Отмирают крупные жанры. Малые жанры стремятся к максимальной лаконичности, часто приближающейся к нулю. И слава богу: уж лучше так.
Парадокс развития новейшей литературы еще и в том, что при всей своей видимой интертекстуальности, насыщенности она все более скудеет. Нынешний писатель не затрудняется разработкой новых художественных средств. Материал все чаще выдается за форму: скульптор находит кусок глины, но не делает из него произведения искусства, а просто бросает его таким, какой он есть. Или наоборот: берет несколько глиняных фигурок, а потом сминает их в одну глыбу — «смотрите, какая интересная штучка получилась!» Есть ли в этом смысл? Может быть. Только — какой? Скорее всего, этого не знает современный художник.
Еще недавно язык развивался, теперь же он деградирует. И нет сейчас ни Пушкиных, ни Гоголей — нет творцов, которые своим гением оправдали бы разрушение уже достигнутого, во имя новых достижений. Еще недавно живой, литературный язык умирает на его место приходит язык улицы. И действительно, какой нормальный русский человек скажет: «Простите, пожалуйста, что я Вас толкнул. Мне, право, очень жаль.
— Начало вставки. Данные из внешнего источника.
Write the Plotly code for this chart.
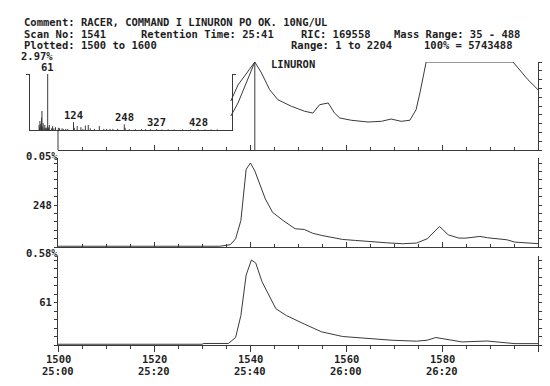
import plotly.graph_objects as go

# ---------------- data ----------------
header_line1 = ["Comment: RACER, COMMAND I LINURON PO OK. 10NG/UL"]
header_line2 = ["Scan No: 1541", "Retention Time: 25:41", "RIC: 169558", "Mass Range: 35 - 488"]
header_line3 = ["Plotted: 1500 to 1600", "Range: 1 to 2204", "100% = 5743488"]

scan_ticks = [1500, 1520, 1540, 1560, 1580]
time_ticks = ["25:00", "25:20", "25:40", "26:00", "26:20"]

marker_scan = 1541
compound_label = "LINURON"

# RIC (top panel), % of full scale; part hidden behind the spectrum inset is not drawn
ric_edge_a_scan = [1536.0, 1537.5, 1541.0]
ric_edge_a_pct = [55.7, 73.9, 100]
ric_edge_b_scan = [1536.0, 1537.5, 1541.0]
ric_edge_b_pct = [38.6, 53.4, 100]
ric_scan = [1541.0, 1542.4, 1544.1, 1545.8, 1548.6, 1551.4, 1553.1, 1554.5, 1556.3, 1557.6,
            1558.7, 1561.1, 1564.6, 1567.4, 1569.4, 1571.5, 1573.3, 1574.6, 1575.4, 1576.7,
            1594.8, 1596.5, 1597.9, 1600.0]
ric_pct = [100, 87.5, 68.5, 57.2, 49.7, 44.0, 42.0, 51.5, 53.4, 42.0,
           36.4, 33.8, 31.8, 32.6, 35.2, 32.6, 33.8, 45.8, 64.8, 100,
           100, 89.4, 79.9, 68.5]

# ion 248 (middle panel)
ion248_label = "248"
ion248_scale = "0.05%"
ion248_scan = [1500, 1510, 1512.5, 1515, 1533.7, 1535.9, 1537.0, 1538.1, 1539.2, 1540.1,
               1541.0, 1543.2, 1544.7, 1546.9, 1549.4, 1551.3, 1553.0, 1554.9, 1557.0, 1559.3,
               1562.0, 1565.9, 1568.5, 1571.8, 1574.7, 1576.9, 1579.5, 1581.3, 1583.5, 1585.0,
               1587.9, 1589.5, 1591.6, 1593.5, 1595.2, 1599.3, 1600]
ion248_pct = [0.9, 0.9, 1.8, 0.9, 0.9, 2.7, 9.8, 31.5, 92.6, 100,
              90.6, 57.1, 41.3, 31.5, 21.7, 20.9, 16.5, 13.8, 11.5, 9.0,
              7.8, 5.8, 5.0, 3.9, 4.7, 9.8, 24.4, 14.5, 10.6, 10.6,
              12.6, 11.0, 9.8, 8.6, 5.8, 4.7, 4.0]

# ion 61 (bottom panel)
ion61_label = "61"
ion61_scale = "0.58%"
ion61_scan = [1500, 1530.0, 1530.4, 1535.5, 1537.0, 1538.1, 1539.2, 1540.3, 1541.2, 1542.5,
              1545.4, 1547.6, 1551.3, 1554.9, 1559.3, 1565.9, 1569.6, 1574.7, 1576.9, 1578.7,
              1581.3, 1584.2, 1589.4, 1593.0, 1595.2, 1600]
ion61_pct = [0.9, 0.9, 1.8, 1.8, 8.8, 34.7, 82.4, 100, 96.4, 74.5,
             42.6, 34.6, 24.7, 15.5, 10.0, 6.8, 5.6, 4.5, 5.6, 8.8,
             6.0, 3.6, 4.7, 2.8, 1.6, 1.6]

# mass spectrum at scan 1541 (inset), % of base peak
ms_scale = "2.97%"
ms_mz = [40, 41, 42, 43, 44, 45, 46, 47, 48, 50, 52, 54, 56, 58, 60, 61, 62, 63, 65, 70,
         73, 76, 80, 87, 90, 96, 99, 105, 110, 124, 126, 133, 142, 147, 153, 160, 165, 175,
         187, 198, 205, 213, 220, 232, 248, 250, 260, 275, 290, 300, 312, 327, 340, 355,
         370, 390, 410, 428, 445, 460, 475]
ms_pct = [9, 4, 16, 6, 11, 8, 22, 34, 6, 12, 4, 9, 4, 3, 6, 100, 5, 3, 9, 3,
          7, 3, 5, 4, 3, 3, 2, 2, 2, 14, 4, 7, 5, 2, 8, 9, 3, 2,
          7, 2, 2, 2, 2, 2, 10, 4, 1.5, 1.5, 1.5, 1.5, 1.5, 1.5, 1, 1,
          1, 1, 1, 1.5, 1, 1, 1]
ms_labels = [61, 124, 248, 327, 428]

# ---------------- layout helpers ----------------
W, H = 550, 386
def px(x):
    return x / W
def py(y):
    return 1 - y / H

INK = "#3a3a3a"
TXT = "#1e1e1e"
FONT = "DejaVu Sans Mono"
FS = 10.5

fig = go.Figure()

def add_line(xs, ys, xa, ya, width=1):
    fig.add_trace(go.Scatter(x=xs, y=ys, mode="lines", xaxis=xa, yaxis=ya,
                             line=dict(color=INK, width=width), hoverinfo="skip"))

# top panel
add_line(ric_edge_a_scan, ric_edge_a_pct, "x", "y")
add_line(ric_edge_b_scan, ric_edge_b_pct, "x", "y")
add_line(ric_scan, ric_pct, "x", "y")
add_line([marker_scan, marker_scan], [0, 100], "x", "y")
# middle / bottom
add_line(ion248_scan, ion248_pct, "x2", "y2")
add_line(ion61_scan, ion61_pct, "x3", "y3")
# inset spectrum sticks
sx, sy = [], []
for m, v in zip(ms_mz, ms_pct):
    sx += [m, m, None]
    sy += [0, v, None]
add_line(sx, sy, "x4", "y4")

x_dom = [px(50), px(530)]
common_x = dict(range=[1500, 1600], domain=x_dom, showline=True, linecolor=INK, linewidth=1,
                showgrid=False, zeroline=False, showticklabels=False,
                tick0=1500, dtick=20, tickcolor=INK, tickwidth=1)

mid_top = 150
bot_top = 248
tfont = dict(family=FONT, size=FS, color=TXT, weight="bold")

fig.update_layout(
    width=W, height=H, margin=dict(l=0, r=0, t=0, b=0),
    paper_bgcolor="white", plot_bgcolor="rgba(0,0,0,0)", showlegend=False,
    font=dict(family=FONT, size=FS, color=TXT),
    xaxis=dict(common_x, anchor="y", ticks="inside", ticklen=5,
               minor=dict(dtick=5, ticks="inside", ticklen=3, tickcolor=INK)),
    yaxis=dict(domain=[py(142), py(54)], range=[0, 100], anchor="x", side="right",
               showline=True, linecolor=INK, linewidth=1, showgrid=False, zeroline=False,
               ticks="outside", dtick=10, ticklen=4, tickcolor=INK, showticklabels=False),
    xaxis2=dict(common_x, anchor="y2", ticks="inside", ticklen=5,
                minor=dict(dtick=5, ticks="inside", ticklen=3, tickcolor=INK)),
    yaxis2=dict(domain=[py(239), py(mid_top)], range=[0, (239 - mid_top) / 84 * 100], anchor="x2",
                showline=True, linecolor=INK, linewidth=1, mirror="ticks", showgrid=False,
                zeroline=False, ticks="outside", ticklen=3, tickcolor=INK,
                tickvals=[0, 10, 20, 30, 40, 50, 60, 70, 80, 90, 100],
                ticktext=["", "", "", "", "", ion248_label, "", "", "", "", ""],
                tickfont=tfont),
    xaxis3=dict(common_x, anchor="y3", ticks="outside", ticklen=6,
                minor=dict(dtick=5, ticks="outside", ticklen=3, tickcolor=INK)),
    yaxis3=dict(domain=[py(337), py(bot_top)], range=[0, (337 - bot_top) / 85 * 100], anchor="x3",
                showline=True, linecolor=INK, linewidth=1, mirror="ticks", showgrid=False,
                zeroline=False, ticks="outside", ticklen=3, tickcolor=INK,
                tickvals=[0, 10, 20, 30, 40, 50, 60, 70, 80, 90, 100],
                ticktext=["", "", "", "", "", ion61_label, "", "", "", "", ""],
                tickfont=tfont),
    xaxis4=dict(domain=[px(22), px(224)], range=[17.8, 511], anchor="y4", showline=True,
                linecolor=INK, linewidth=1, showgrid=False, zeroline=False,
                showticklabels=False, ticks=""),
    yaxis4=dict(domain=[py(122), py(66)], range=[0, 100], anchor="x4", showline=True,
                linecolor=INK, linewidth=1, mirror="ticks", showgrid=False, zeroline=False,
                ticks="outside", tickvals=[100], ticklen=3, tickcolor=INK,
                showticklabels=False),
)

ann = []
def text(x, y, s, anchor="left", xref="paper", yref="paper", yanchor="middle", yshift=0):
    ann.append(dict(x=x, y=y, xref=xref, yref=yref, text=s, showarrow=False,
                    xanchor=anchor, yanchor=yanchor, yshift=yshift, borderpad=0,
                    font=tfont))

# header
text(px(15), py(13.5), header_line1[0])
for s, x in zip(header_line2, [15, 132, 292, 385]):
    text(px(x), py(25.5), s)
for s, x in zip(header_line3, [15, 282, 415]):
    text(px(x), py(37), s)

text(px(46), py(47.5), ms_scale, anchor="right")
text(px(51), py(148), ion248_scale, anchor="right")
text(px(51), py(245), ion61_scale, anchor="right")
text(px(262), py(56), compound_label)

# spectrum peak labels
for m in ms_labels:
    v = ms_pct[ms_mz.index(m)]
    text(m, v, str(m), anchor="center", xref="x4", yref="y4", yanchor="bottom", yshift=0)

# bottom scan / time labels
for s, t in zip(scan_ticks, time_ticks):
    text(s, py(350.5), str(s), anchor="center", xref="x3")
    text(s, py(363), t, anchor="center", xref="x3")

fig.update_layout(annotations=ann)

# visible stub of the top panel's left axis (rest hidden behind the inset)
fig.add_shape(type="line", xref="paper", yref="paper", x0=px(50), x1=px(50),
              y0=py(122.5), y1=py(142), line=dict(color=INK, width=1))

fig.write_html("out.html")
Тысяча извинений»?
Разве это живой язык? Нет, это — мертвый язык! Живой язык обошелся бы парой очень сильных, ярких, свежих, конкретных, емких и очень точных слов…
Конечно, и язык Пушкина, и язык Гоголя, и язык литературы начала XX века никогда не погибал. То, что «так не говорят на улице», не говорит о смерти языка. Страшно то, что так все реже говорят уже и в литературе. Так происходит не потому, что это естественный процесс с точки зрения саморазвития языка, а вследствие обеднения наших, читательских, культурных потребностей.
Есть предложение, значит — есть спрос… Но пока в литературном мире царит хаос — мертвящий, бессмысленный хаос. Абсурд.